Every opportunity involves implementation friction—switching costs, relationship capital, operational disruption, and timeline delays. What distinguishes effective analytics is explicitly surfacing these trade-offs.

"€340K savings versus 6-month qualification timeline versus €85K switching costs" provides the analysis CFOs need for capital allocation decisions. Savings figures without context fail to enable decision-making.

A common failure is treating spend analytics as a data cleansing project rather than a decision acceleration capability. If your analytics don't change behavior or budget allocation, they're just expensive reporting.

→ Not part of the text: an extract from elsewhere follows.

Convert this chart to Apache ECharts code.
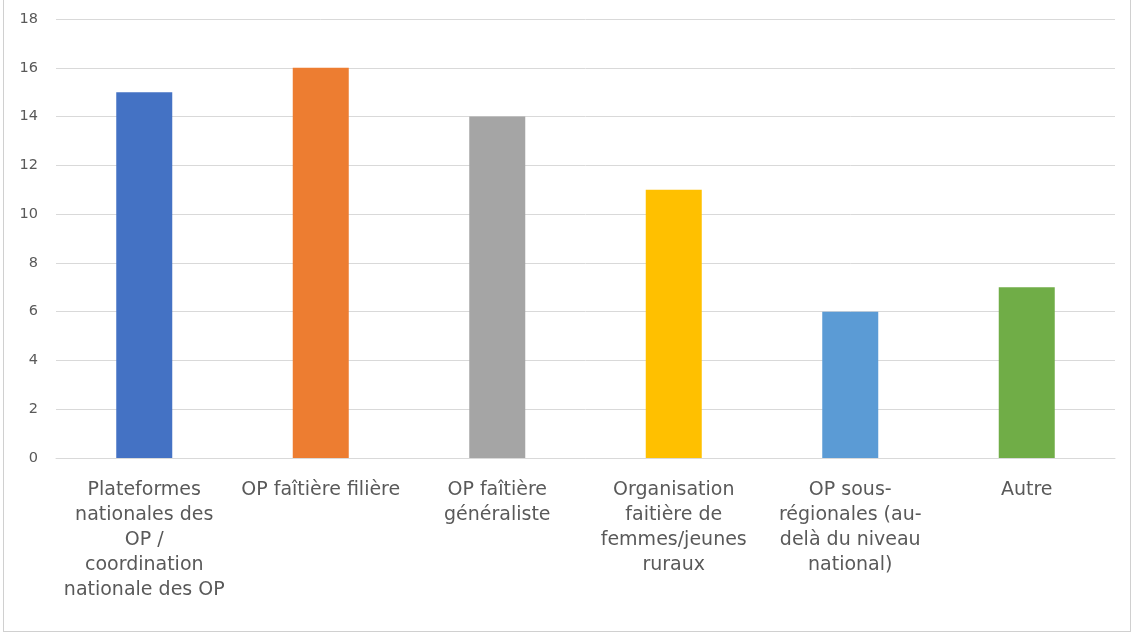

Making it defensible: how procurement analytics survive CFO scrutiny

Your analytics need to address these finance questions directly:

Risk quantification

  • What's our exposure if this supplier fails? Quantified in monetary amounts, not "high/medium/low"
  • What's the confidence interval on this savings claim?
  • What assumptions underpin this analysis, and where might they fail?

Opportunity cost

  • Why prioritize this savings opportunity over alternatives?
  • What's the ROI timeline, including implementation resources?
  • What alternative uses exist for the same budget and team capacity?

Audit trail

  • Can you reproduce this analysis in 6 months when finance audits it?
  • What are the data sources, and how current is the information?
  • Who validated these assumptions?

European regulatory considerations add another dimension. EU procurement reporting requirements demand audit-ready analytics. Sustainability reporting under CSRD will increasingly require spend-based emissions tracking and supplier due diligence documentation.

If your procurement analytics cannot withstand board-level scrutiny when the CFO asks "how do you know that?", they require further development before deployment.